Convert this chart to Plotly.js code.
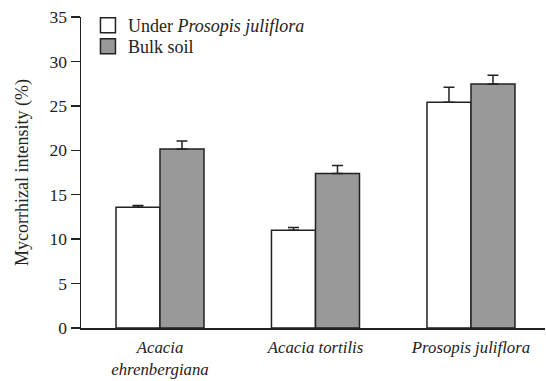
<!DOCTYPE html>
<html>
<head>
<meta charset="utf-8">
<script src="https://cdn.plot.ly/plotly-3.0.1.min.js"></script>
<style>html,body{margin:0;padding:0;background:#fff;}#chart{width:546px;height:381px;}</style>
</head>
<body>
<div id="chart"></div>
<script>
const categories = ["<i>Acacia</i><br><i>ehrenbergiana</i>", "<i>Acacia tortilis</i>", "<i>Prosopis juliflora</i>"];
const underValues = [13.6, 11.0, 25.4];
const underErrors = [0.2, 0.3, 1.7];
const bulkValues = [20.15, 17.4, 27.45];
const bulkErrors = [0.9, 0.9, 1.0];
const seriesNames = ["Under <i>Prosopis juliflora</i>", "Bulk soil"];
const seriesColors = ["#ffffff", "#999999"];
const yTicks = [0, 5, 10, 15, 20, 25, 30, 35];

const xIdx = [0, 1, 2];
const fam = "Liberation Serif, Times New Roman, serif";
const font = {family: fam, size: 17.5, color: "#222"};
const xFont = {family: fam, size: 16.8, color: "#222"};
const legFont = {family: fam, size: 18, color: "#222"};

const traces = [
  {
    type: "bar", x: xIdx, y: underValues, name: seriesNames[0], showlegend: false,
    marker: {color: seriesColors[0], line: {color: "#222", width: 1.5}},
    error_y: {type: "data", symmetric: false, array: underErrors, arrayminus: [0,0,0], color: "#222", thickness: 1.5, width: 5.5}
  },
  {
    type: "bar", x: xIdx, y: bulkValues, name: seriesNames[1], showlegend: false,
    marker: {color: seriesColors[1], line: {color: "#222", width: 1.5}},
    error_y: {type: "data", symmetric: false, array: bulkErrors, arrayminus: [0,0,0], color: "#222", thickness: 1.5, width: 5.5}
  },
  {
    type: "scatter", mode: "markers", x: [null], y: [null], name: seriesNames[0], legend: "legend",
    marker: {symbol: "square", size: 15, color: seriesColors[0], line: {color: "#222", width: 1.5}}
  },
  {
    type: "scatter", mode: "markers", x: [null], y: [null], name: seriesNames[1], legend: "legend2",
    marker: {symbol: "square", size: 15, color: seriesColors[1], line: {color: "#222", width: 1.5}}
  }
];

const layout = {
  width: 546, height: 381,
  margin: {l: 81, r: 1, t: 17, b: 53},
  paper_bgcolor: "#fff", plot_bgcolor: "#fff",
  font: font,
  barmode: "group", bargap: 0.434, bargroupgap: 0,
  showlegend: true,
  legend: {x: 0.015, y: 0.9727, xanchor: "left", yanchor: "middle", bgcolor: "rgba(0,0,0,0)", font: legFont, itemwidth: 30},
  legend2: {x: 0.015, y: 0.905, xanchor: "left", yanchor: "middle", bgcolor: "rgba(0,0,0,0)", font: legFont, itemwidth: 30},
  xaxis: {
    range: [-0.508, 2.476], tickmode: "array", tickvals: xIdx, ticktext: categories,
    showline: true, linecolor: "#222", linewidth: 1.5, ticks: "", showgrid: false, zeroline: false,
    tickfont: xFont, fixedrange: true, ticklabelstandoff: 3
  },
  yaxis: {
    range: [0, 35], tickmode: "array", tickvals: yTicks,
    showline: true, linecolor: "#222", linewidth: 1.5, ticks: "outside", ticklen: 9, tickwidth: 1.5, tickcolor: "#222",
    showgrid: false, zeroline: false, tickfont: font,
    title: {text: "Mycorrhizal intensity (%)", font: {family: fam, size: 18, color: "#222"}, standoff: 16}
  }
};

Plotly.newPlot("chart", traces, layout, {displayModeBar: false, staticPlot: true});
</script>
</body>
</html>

Task instructions: Repeat the data above exactly, but not the pictures.

Answer:
Convert this chart to Plotly.js code.
<!DOCTYPE html>
<html>
<head>
<meta charset="utf-8">
<script src="https://cdn.plot.ly/plotly-3.0.1.min.js"></script>
<style>html,body{margin:0;padding:0;background:#fff;}#chart{width:546px;height:381px;}</style>
</head>
<body>
<div id="chart"></div>
<script>
const categories = ["<i>Acacia</i><br><i>ehrenbergiana</i>", "<i>Acacia tortilis</i>", "<i>Prosopis juliflora</i>"];
const underValues = [13.6, 11.0, 25.4];
const underErrors = [0.2, 0.3, 1.7];
const bulkValues = [20.15, 17.4, 27.45];
const bulkErrors = [0.9, 0.9, 1.0];
const seriesNames = ["Under <i>Prosopis juliflora</i>", "Bulk soil"];
const seriesColors = ["#ffffff", "#999999"];
const yTicks = [0, 5, 10, 15, 20, 25, 30, 35];

const xIdx = [0, 1, 2];
const fam = "Liberation Serif, Times New Roman, serif";
const font = {family: fam, size: 17.5, color: "#222"};
const xFont = {family: fam, size: 16.8, color: "#222"};
const legFont = {family: fam, size: 18, color: "#222"};

const traces = [
  {
    type: "bar", x: xIdx, y: underValues, name: seriesNames[0], showlegend: false,
    marker: {color: seriesColors[0], line: {color: "#222", width: 1.5}},
    error_y: {type: "data", symmetric: false, array: underErrors, arrayminus: [0,0,0], color: "#222", thickness: 1.5, width: 5.5}
  },
  {
    type: "bar", x: xIdx, y: bulkValues, name: seriesNames[1], showlegend: false,
    marker: {color: seriesColors[1], line: {color: "#222", width: 1.5}},
    error_y: {type: "data", symmetric: false, array: bulkErrors, arrayminus: [0,0,0], color: "#222", thickness: 1.5, width: 5.5}
  },
  {
    type: "scatter", mode: "markers", x: [null], y: [null], name: seriesNames[0], legend: "legend",
    marker: {symbol: "square", size: 15, color: seriesColors[0], line: {color: "#222", width: 1.5}}
  },
  {
    type: "scatter", mode: "markers", x: [null], y: [null], name: seriesNames[1], legend: "legend2",
    marker: {symbol: "square", size: 15, color: seriesColors[1], line: {color: "#222", width: 1.5}}
  }
];

const layout = {
  width: 546, height: 381,
  margin: {l: 81, r: 1, t: 17, b: 53},
  paper_bgcolor: "#fff", plot_bgcolor: "#fff",
  font: font,
  barmode: "group", bargap: 0.434, bargroupgap: 0,
  showlegend: true,
  legend: {x: 0.015, y: 0.9727, xanchor: "left", yanchor: "middle", bgcolor: "rgba(0,0,0,0)", font: legFont, itemwidth: 30},
  legend2: {x: 0.015, y: 0.905, xanchor: "left", yanchor: "middle", bgcolor: "rgba(0,0,0,0)", font: legFont, itemwidth: 30},
  xaxis: {
    range: [-0.508, 2.476], tickmode: "array", tickvals: xIdx, ticktext: categories,
    showline: true, linecolor: "#222", linewidth: 1.5, ticks: "", showgrid: false, zeroline: false,
    tickfont: xFont, fixedrange: true, ticklabelstandoff: 3
  },
  yaxis: {
    range: [0, 35], tickmode: "array", tickvals: yTicks,
    showline: true, linecolor: "#222", linewidth: 1.5, ticks: "outside", ticklen: 9, tickwidth: 1.5, tickcolor: "#222",
    showgrid: false, zeroline: false, tickfont: font,
    title: {text: "Mycorrhizal intensity (%)", font: {family: fam, size: 18, color: "#222"}, standoff: 16}
  }
};

Plotly.newPlot("chart", traces, layout, {displayModeBar: false, staticPlot: true});
</script>
</body>
</html>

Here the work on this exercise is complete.